Publicado em o O Estado de São Paulo, 19/01/2010.
O desemprego dos ricos.
Quando olhamos para as taxas nacionais de desemprego, nós pesquisadores fotografamos a floresta e não as árvores. Os jornalistas, ao contrário, começam sempre por descrever as dificuldades de personagens reais para, depois, apresentar uma visão global. As duas visões se completam. Mas, sem dúvida, a descrição das árvores reflete melhor os dramas humanos decorrentes da falta de emprego.
Tenho lido vários relatos de jornalistas sobre o assunto. Os danos do desemprego são sempre mais graves entre os mais pobres. Mas, é desoladora a descrição do sofrimento dos desempregados nos países ricos.
Nos Estados Unidos, o número dos que perderam o emprego, o cartão de crédito e a própria casa é colossal. As conseqüências dessa combinação de infortúnios têm sido devastadoras. Em Nova Iorque os desempregados, que não têm onde dormir, estão passando as noites frias nos vagões dos metrôs e dos trens em repetidas viagens de ida e volta. É o chamado "hotel ambulante". Outros, disputam as cadeiras das salas de espera dos serviços de emergência dos hospitais onde ficam aquecidos até o amanhecer. Durante o dia, recorrem às igrejas e às ONGs para se alimentar.
Para conseguir o apoio do seguro-desemprego ou do programa de auxílio-alimentação - food stamps - é preciso preencher várias condições, o que é raro entre os que trabalham por dia (diaristas), principalmente os imigrantes com status ilegal. Estes perderam a condição de viver nos Estados Unidos e não têm recursos para voltar ao seu país – uma situação desesperadora que envolve adultos, idosos e crianças.
No Japão, a falta de onde morar entre os desempregados levou as autoridades a criar cubículos pouco maiores do que um caixão de defunto para acomodar os destituídos. É o que chamam de "hotéis-cápsula". São caixas de plástico de dois metros de cumprimento, um metro e meio de largura e um metro de altura, empilhadas na forma de beliches, nas quais as pessoas entram agachadas para descansar e, talvez, dormir.
Além de um pequeno colchão e um cobertor fino, os hotéis- cápsulas oferecem uma lâmpada de leitura e uma mini-televisão com fones de ouvido para o som não perturbar o vizinho.
Só em Tóquio, já são mais de 16 mil "aposentos" – há muito mais no interior.
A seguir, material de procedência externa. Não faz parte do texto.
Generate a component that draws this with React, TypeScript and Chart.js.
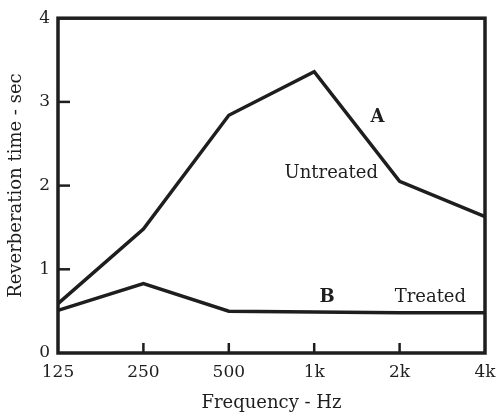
import React, { useEffect, useRef } from "react";
import { Chart, registerables } from "chart.js";

Chart.register(...registerables);

const categories = ["125", "250", "500", "1k", "2k", "4k"];
const untreated = [0.59, 1.48, 2.84, 3.36, 2.05, 1.63];
const treated = [0.51, 0.83, 0.5, 0.49, 0.48, 0.48];
const yTicks = [0, 1, 2, 3, 4];

const FONT = "'DejaVu Serif', serif";
const INK = "#1e1e1e";

const annotations = [
  { text: "A", x: 3.74, y: 2.82, bold: true },
  { text: "Untreated", x: 3.2, y: 2.15, bold: false },
  { text: "B", x: 3.15, y: 0.66, bold: true },
  { text: "Treated", x: 4.36, y: 0.66, bold: false },
];

const framePlugin = {
  id: "frame",
  afterDatasetsDraw(chart: any) {
    const { ctx, chartArea: a, scales } = chart;
    ctx.save();
    ctx.strokeStyle = INK;
    ctx.lineWidth = 3.5;
    ctx.lineCap = "butt";
    ctx.strokeRect(a.left, a.top, a.right - a.left, a.bottom - a.top);
    ctx.lineWidth = 2.5;
    const xs = scales.x;
    for (let i = 1; i < categories.length - 1; i++) {
      const px = xs.getPixelForValue(i);
      ctx.beginPath();
      ctx.moveTo(px, a.bottom);
      ctx.lineTo(px, a.bottom - 10);
      ctx.stroke();
    }
    const ys = scales.y;
    for (let i = 1; i < yTicks.length - 1; i++) {
      const py = ys.getPixelForValue(yTicks[i]);
      ctx.beginPath();
      ctx.moveTo(a.left, py);
      ctx.lineTo(a.left + 12, py);
      ctx.stroke();
    }
    ctx.fillStyle = INK;
    ctx.textAlign = "center";
    ctx.textBaseline = "middle";
    for (const t of annotations) {
      ctx.font = `${t.bold ? "bold " : ""}18px ${FONT}`;
      ctx.fillText(t.text, xs.getPixelForValue(t.x), ys.getPixelForValue(t.y));
    }
    ctx.restore();
  },
};

export default function App() {
  const ref = useRef<HTMLCanvasElement>(null);
  useEffect(() => {
    const chart = new Chart(ref.current as HTMLCanvasElement, {
      type: "line",
      data: {
        labels: categories,
        datasets: [
          {
            label: "Untreated",
            data: untreated,
            borderColor: INK,
            borderWidth: 3.5,
            pointRadius: 0,
            tension: 0,
            fill: false,
          },
          {
            label: "Treated",
            data: treated,
            borderColor: INK,
            borderWidth: 3.5,
            pointRadius: 0,
            tension: 0,
            fill: false,
          },
        ],
      },
      options: {
        animation: false,
        responsive: true,
        maintainAspectRatio: false,
        layout: { padding: { top: 16, right: 11, left: 0, bottom: 0 } },
        plugins: { legend: { display: false }, tooltip: { enabled: false } },
        scales: {
          x: {
            type: "category",
            offset: false,
            grid: { display: false, drawTicks: false },
            border: { display: false },
            ticks: {
              color: INK,
              font: { family: FONT, size: 17 },
              padding: 9,
              maxRotation: 0,
              autoSkip: false,
            },
            title: {
              display: true,
              text: "Frequency - Hz",
              color: INK,
              font: { family: FONT, size: 18 },
              padding: { top: 4, bottom: 2 },
            },
            afterFit(s: any) {
              s.height = 63;
              s.paddingRight = 0;
              s.paddingLeft = 0;
            },
          },
          y: {
            min: 0,
            max: 4,
            afterBuildTicks(s: any) {
              s.ticks = yTicks.map((v) => ({ value: v }));
            },
            grid: { display: false, drawTicks: false },
            border: { display: false },
            ticks: {
              color: INK,
              font: { family: FONT, size: 17 },
              padding: 8,
            },
            title: {
              display: true,
              text: "Reverberation time - sec",
              color: INK,
              font: { family: FONT, size: 18 },
              padding: { top: 6, bottom: 2 },
            },
            afterFit(s: any) {
              s.width = 58;
            },
          },
        },
      },
      plugins: [framePlugin],
    } as any);
    return () => chart.destroy();
  }, []);
  return (
    <div style={{ position: "fixed", left: 0, top: 0, width: 496, height: 416, background: "#fff" }}>
      <canvas ref={ref} />
    </div>
  );
}
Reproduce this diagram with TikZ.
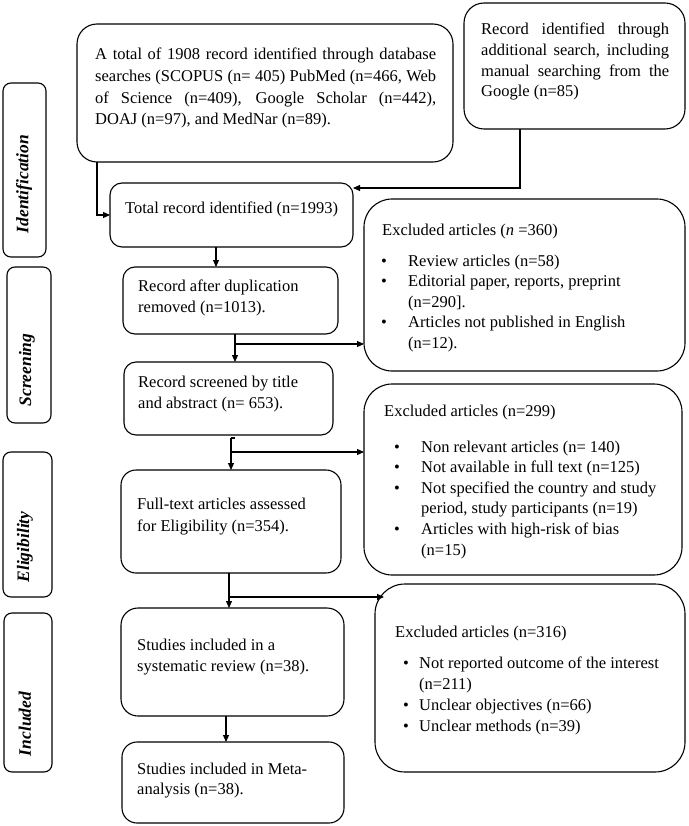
\documentclass[tikz,border=0pt]{standalone}
\usepackage{fontspec}
\setmainfont{Liberation Serif}
\usetikzlibrary{arrows.meta}
\newcommand\mybox[6]{\node[boxst, rounded corners=#6, minimum width=#4pt-#2pt, minimum height=#5pt-#3pt, anchor=north west] (#1) at (#2,#3) {};}
\begin{document}
\begin{tikzpicture}[x=1pt,y=-1pt,
  boxst/.style={draw, line width=1.1pt, inner sep=0pt, outer sep=0pt},
  txt/.style={anchor=base west, inner sep=0pt, align=left, font=\fontsize{16.5}{21}\selectfont},
  bul/.style={anchor=base, inner sep=0pt, font=\fontsize{16.5}{21}\selectfont},
  phase/.style={rotate=90, inner sep=0pt, font=\fontsize{17.5}{20}\selectfont\bfseries\itshape},
  arr/.style={line width=1.1pt, -{Triangle[length=7pt,width=6pt]}},
  ln/.style={line width=1.1pt}]
\useasboundingbox (0,0) rectangle (688,826);
% phase boxes
\mybox{PI}{3}{83}{46}{257}{8pt}
\mybox{PS}{7}{267}{51}{423}{8pt}
\mybox{PE}{3}{452}{52}{597}{8pt}
\mybox{PN}{4}{613}{52}{772}{8pt}
\node[phase] (LI) at (24,184) {Identification};
\node[phase] (LS) at (27,370) {Screening};
\node[phase] (LE) at (25,547) {Eligibility};
\node[phase] (LN) at (25,724) {Included};
% main boxes
\mybox{A}{77}{24}{453}{162}{20pt}
\mybox{B}{464}{3}{685}{129}{20pt}
\mybox{T}{110}{183}{353}{247}{12pt}
\mybox{D}{123}{267}{338}{334}{12pt}
\mybox{S}{124}{362}{333}{435}{12pt}
\mybox{F}{121}{470}{341}{573}{15pt}
\mybox{R}{121}{608}{344}{716}{17pt}
\mybox{M}{122}{742}{344}{823}{15pt}
\mybox{E1}{364}{199}{685}{371}{28pt}
\mybox{E2}{364}{384}{682}{575}{28pt}
\mybox{E3}{375}{584}{685}{772}{30pt}
% texts (anchored at the baseline of the last line)
\node[txt, font=\fontsize{16.5}{21.8}\selectfont] (tA) at (95,125) {\makebox[341pt][s]{A total of 1908 record identified through database}\\
\makebox[341pt][s]{searches (SCOPUS (n= 405) PubMed (n=466, Web}\\
\makebox[341pt][s]{of Science (n=409), Google Scholar (n=442),}\\
DOAJ (n=97), and MedNar (n=89).};
\node[txt, font=\fontsize{16.5}{20.7}\selectfont] (tB) at (481,97) {\makebox[188pt][s]{Record identified through}\\
\makebox[188pt][s]{additional search, including}\\
\makebox[188pt][s]{manual searching from the}\\
Google (n=85)};
\node[txt] (tT) at (125,214) {Total record identified (n=1993)};
\node[txt] (tD) at (138,312) {Record after duplication\\ removed (n=1013).};
\node[txt] (tS) at (138,408) {Record screened by title\\ and abstract (n= 653).};
\node[txt, font=\fontsize{16.5}{22}\selectfont] (tF) at (137,531) {Full-text articles assessed\\ for Eligibility (n=354).};
\node[txt] (tR) at (137,671) {Studies included in a\\ systematic review (n=38).};
\node[txt, font=\fontsize{16.5}{20}\selectfont] (tM) at (137,794) {Studies included in Meta-\\ analysis (n=38).};
% excluded 1
\node[txt] (e1t) at (382,235) {Excluded articles (\textit{n} =360)};
\node[txt, font=\fontsize{16.5}{20.5}\selectfont] (e1l) at (408,348) {Review articles (n=58)\\ Editorial paper, reports, preprint\\ (n=290].\\ Articles not published in English\\ (n=12).};
\node[bul] (e1a) at (384,266) {\textbullet};
\node[bul] (e1b) at (384,286.5) {\textbullet};
\node[bul] (e1c) at (384,327.5) {\textbullet};
% excluded 2
\node[txt] (e2t) at (384,416) {Excluded articles (n=299)};
\node[txt, font=\fontsize{16.5}{20.6}\selectfont] (e2l) at (421,555) {Non relevant articles (n= 140)\\ Not available in full text (n=125)\\ Not specified the country and study\\ period, study participants (n=19)\\ Articles with high-risk of bias\\ (n=15)};
\node[bul] (e2a) at (397,452) {\textbullet};
\node[bul] (e2b) at (397,472.6) {\textbullet};
\node[bul] (e2c) at (397,493.2) {\textbullet};
\node[bul] (e2d) at (397,534.4) {\textbullet};
% excluded 3
\node[txt] (e3t) at (395,637) {Excluded articles (n=316)};
\node[txt, font=\fontsize{16.5}{21.3}\selectfont] (e3l) at (419,731.9) {Not reported outcome of the interest\\ (n=211)\\ Unclear objectives (n=66)\\ Unclear methods (n=39)};
\node[bul] (e3a) at (406,668) {\textbullet};
\node[bul] (e3b) at (406,710.6) {\textbullet};
\node[bul] (e3c) at (406,731.9) {\textbullet};
% connectors
\coordinate (a1) at (97,0);
\draw[arr] (A.south -| a1) |- (T.west);
\coordinate (b1) at (520,188);
\draw[arr] (B.south -| b1) |- (b1 -| T.east);
\coordinate (c1) at (216,0);
\draw[arr] (T.south -| c1) -- (D.north -| c1);
\coordinate (j1) at (235,344);
\draw[arr] (D.south -| j1) -- (S.north -| j1);
\draw[arr] (j1) -- (j1 -| E1.west);
\coordinate (j2) at (231,452);
\coordinate (k2) at (231,438);
\draw[ln] ([xshift=4pt]k2) -- (k2);
\draw[arr] (k2) -- (F.north -| j2);
\draw[arr] (j2) -- (j2 -| E2.west);
\coordinate (j3) at (229,597);
\draw[arr] (F.south -| j3) -- (R.north -| j3);
\draw[arr] (j3) -- ([xshift=9pt]j3 -| E3.west);
\coordinate (j4) at (226,0);
\draw[arr] (R.south -| j4) -- (M.north -| j4);
\end{tikzpicture}
\end{document}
O seu uso não é gratuito. Alguns desses hotéis alugam as caixas por dia, mas, a maioria, exige o pagamento de um mês. Por isso, só os "desempregados da elite" e que contam com o apoio do seguro desemprego ou de algum programa assistencial é que podem arcar com essas despesas. É inacreditável que isso aconteça na segunda maior economia do mundo!
O desemprego causa danos materiais, mentais e morais. Pesquisas recentes indicam que se elevou muito o número de pessoas atingidas por depressão e ansiedade em decorrência da prolongada desocupação nos países ricos ("Poll reveals trauma of joblessness in U. S., New York Times, 14/12/2009).
À luz dos dados disponíveis, esses danos vão perdurar por um bom tempo. Os frágeis sinais de recuperação da economia dos países ricos não se traduziram até agora na criação de empregos.
Nos Estados Unidos, a taxa de desemprego continua em torno de 10%, sem contar os milhões de americanos que – desalentados – pararam de procurar emprego. São cerca de 16 milhões de pessoas – o dobro do que ocorreu em 2007! Os que permaneceram empregados tiveram seus salários reais diminuídos.
No Japão, a taxa de desemprego ultrapassou os 6%, atingindo cerca de 5,5 milhões de pessoas, o que é assustador em um país que sempre viveu em condições de pleno emprego e muita estabilidade.
Robert Reich, ex-Ministro do Trabalho no governo Clinton e especialista em economia do trabalho, afirma que a taxa de desemprego nos Estados Unidos vai permanecer elevada por muitos anos. Alguns postos de trabalho não voltarão mais, porque migraram em definitivo para o exterior. Outros foram substituídos pelas máquinas. O Bureau of Labor Statistics do Ministério do Trabalho, estima que a situação voltará a um frágil equilíbrio só em 2018.
No Brasil, as perspectivas de curto prazo são boas, embora, reconheçamos, muitos dos nossos desempregados já dormem debaixo de pontes. Mas, precisamos de elevado bom senso para que o quadro atual não piore. Afinal, há dois anos, ninguém poderia imaginar o que está acontecendo nos países ricos.